欧米に追いつかなければならない。目指せ「アメリカ」。まるで宗教みたいだよね。
古い=遅れてる=悪い
最初から、こんな想念に覆われていた、そんな時代の置き土産の「流通革命」

物を売る。
店頭に品物が並ぶまで、どのくらいのものが必要でしょうか。
製造された商品・収穫物・水産物などなどが、
たくさんの輸送手段によって店という設備のある場所で販売する人間の手で消費者まで届きます。
ここには、隠された「エネルギー」が販売原価として入っています。
運ぶトラックのガソリンや電気、高速料金。建物・陳列設備・鮮度を保つための電気代など。
商品販売は、これに労働が加わります。
全ての付加を足して、初めて原価なのです。


生産性を他国と比較してはいけない部分は、昨日と同じ結論「消費者ニーズ」です。
そこで、各小売業者が、その多様な品揃えに自分で対応するとしたら
ものすごい「在庫」というリスクを背負わなければなりません。

そうです。ダイエー破綻のきっかけは。この「在庫」でした。

「消費者ニーズ」によって多品種少量化の品揃えをして、自社で「在庫のリスク」を負ってしまった、スーパー。

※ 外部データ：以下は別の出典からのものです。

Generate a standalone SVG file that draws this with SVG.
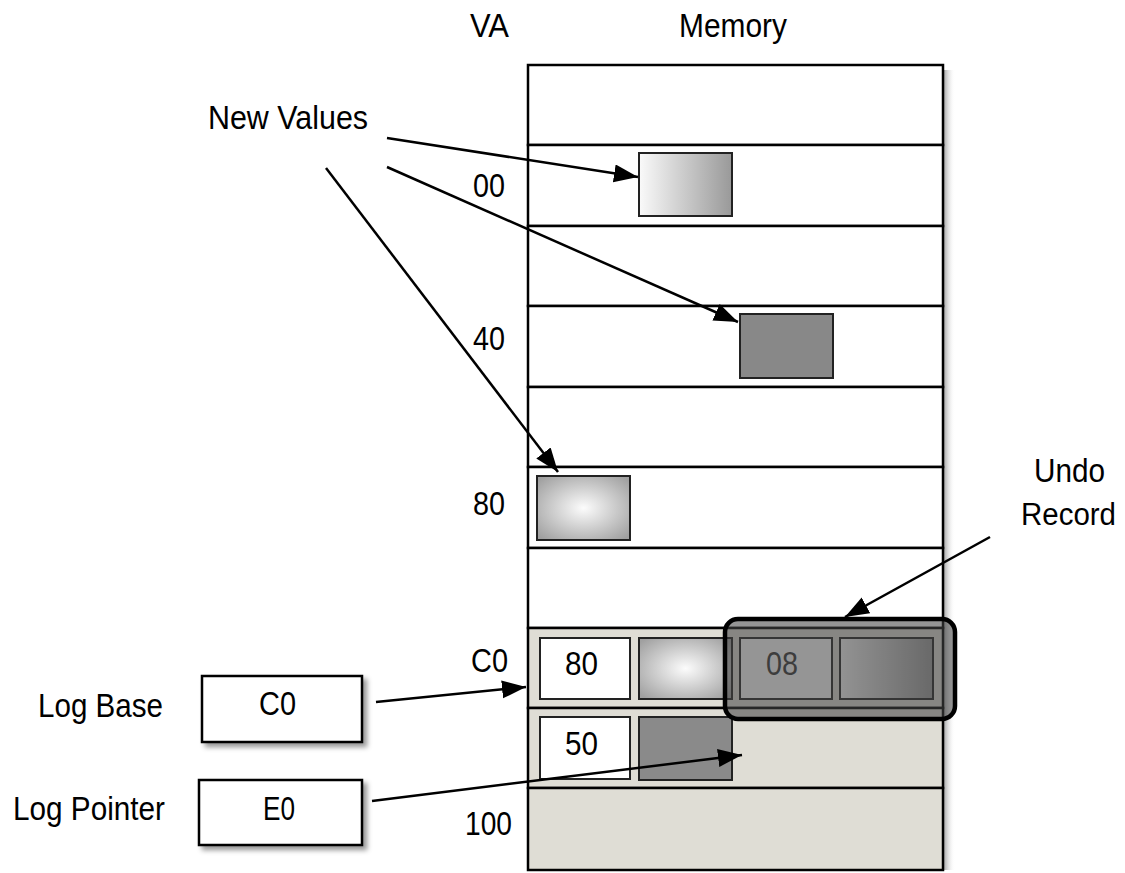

しかも、直接取引きでは「返品システム」が使えません。
それまでは「商社」や「卸売り」が返品システムを可能にしていたのです。
それまで、役割分担をして来た部分をカットした結果、投入される経営資源のリスクをすべて小売が負担することになったのです。
だから、商社や卸売りの経費を削減するという流通革命の趣旨と違って、
結局、小売業者が卸売り部分の経費も負担することになりました。
だから、物の価格が下がらなかったのです。


もっと困ったのは「労働」と「設備」を自社で備えなければならなかったことです。
人件費もエネルギーの価格も参入されます。

小さな会社なら、設備投資よりも人件費のほうを選ぶのかも知れません。
大手になると、人件費よりも設備にお金をかけるようです。
今、リストラで辛いことが多いですよね。
これも、少し違うかなって思っています。
そりゃ、長期で見たら経費が少なくなるでしょう。

店舗を大きくして従業員一人あたりの売り場面積の拡大をする。
まあ、人件費の削減化ですよね。
そこで浮いた経費を設備費や経営資源として使う。
これは逆ですよね。人件費のほうが、圧倒的に安い。コストが少ない。
大型の店舗は、お荷物となってゆく現実が証明してます。

大型化して成功した例もあります。
「ヤマダ電機」などがそうですよね。
ここは、店舗拡大と共に従業員数を増やしたのです。
人件費コストというのは他の設備などに比べて低コストの経営資源だと社長が認識していたからです。

「ディスカウント」が長期にわたって成功してないのも、
「セルフサービス」による人件費の圧縮によってのコストダウンが間違っていた結果です。
ネット販売は?
Eコマースは、成功したのでしょうか。
労働力を使わないからコストがかからず利益が出る?
まだ、営業利益が増えたとは聞かないですね。

人件費を使う=雇用する=消費者になる

最初から「日本の流通業の生産性は低く、遅れている」理論が違っていたのだから。
結論です。
消費者のためになる「流通革命」は存在していなかった。